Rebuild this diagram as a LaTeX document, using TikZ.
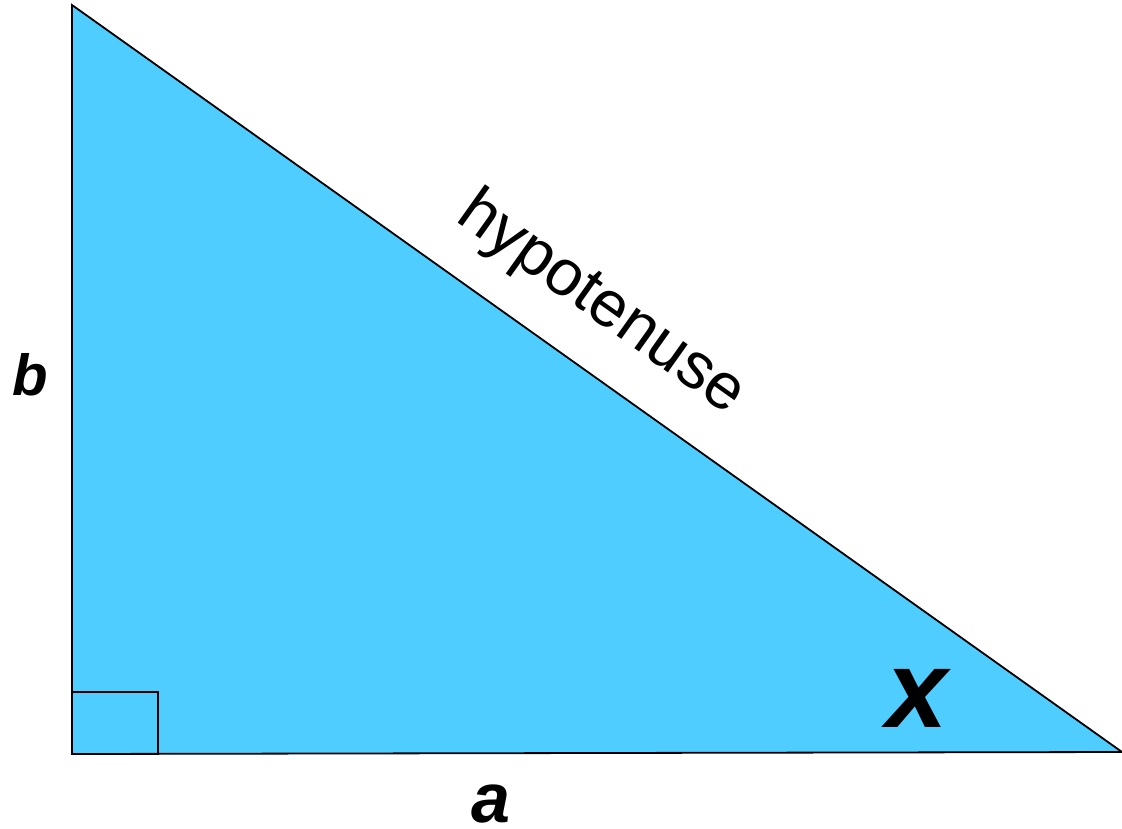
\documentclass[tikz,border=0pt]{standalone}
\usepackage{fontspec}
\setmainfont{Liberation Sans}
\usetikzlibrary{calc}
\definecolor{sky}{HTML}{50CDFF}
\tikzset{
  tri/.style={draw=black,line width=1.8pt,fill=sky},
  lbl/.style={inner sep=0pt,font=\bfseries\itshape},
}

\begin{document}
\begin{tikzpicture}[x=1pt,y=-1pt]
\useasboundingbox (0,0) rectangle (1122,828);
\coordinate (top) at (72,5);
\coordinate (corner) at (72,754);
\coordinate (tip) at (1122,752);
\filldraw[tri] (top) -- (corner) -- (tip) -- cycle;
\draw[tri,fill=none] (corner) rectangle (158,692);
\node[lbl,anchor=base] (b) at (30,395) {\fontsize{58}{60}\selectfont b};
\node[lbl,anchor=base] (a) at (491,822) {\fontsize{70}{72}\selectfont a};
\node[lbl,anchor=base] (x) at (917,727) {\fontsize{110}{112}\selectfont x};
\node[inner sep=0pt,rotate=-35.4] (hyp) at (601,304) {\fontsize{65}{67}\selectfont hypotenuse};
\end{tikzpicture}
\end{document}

####

→ GIVEN PROBLEM: Write out the material above once more, exactly as it reads, with no pictures.

→ RESPONSE:
Rebuild this diagram as a LaTeX document, using TikZ.
\documentclass[tikz,border=0pt]{standalone}
\usepackage{fontspec}
\setmainfont{Liberation Sans}
\usetikzlibrary{calc}
\definecolor{sky}{HTML}{50CDFF}
\tikzset{
  tri/.style={draw=black,line width=1.8pt,fill=sky},
  lbl/.style={inner sep=0pt,font=\bfseries\itshape},
}

\begin{document}
\begin{tikzpicture}[x=1pt,y=-1pt]
\useasboundingbox (0,0) rectangle (1122,828);
\coordinate (top) at (72,5);
\coordinate (corner) at (72,754);
\coordinate (tip) at (1122,752);
\filldraw[tri] (top) -- (corner) -- (tip) -- cycle;
\draw[tri,fill=none] (corner) rectangle (158,692);
\node[lbl,anchor=base] (b) at (30,395) {\fontsize{58}{60}\selectfont b};
\node[lbl,anchor=base] (a) at (491,822) {\fontsize{70}{72}\selectfont a};
\node[lbl,anchor=base] (x) at (917,727) {\fontsize{110}{112}\selectfont x};
\node[inner sep=0pt,rotate=-35.4] (hyp) at (601,304) {\fontsize{65}{67}\selectfont hypotenuse};
\end{tikzpicture}
\end{document}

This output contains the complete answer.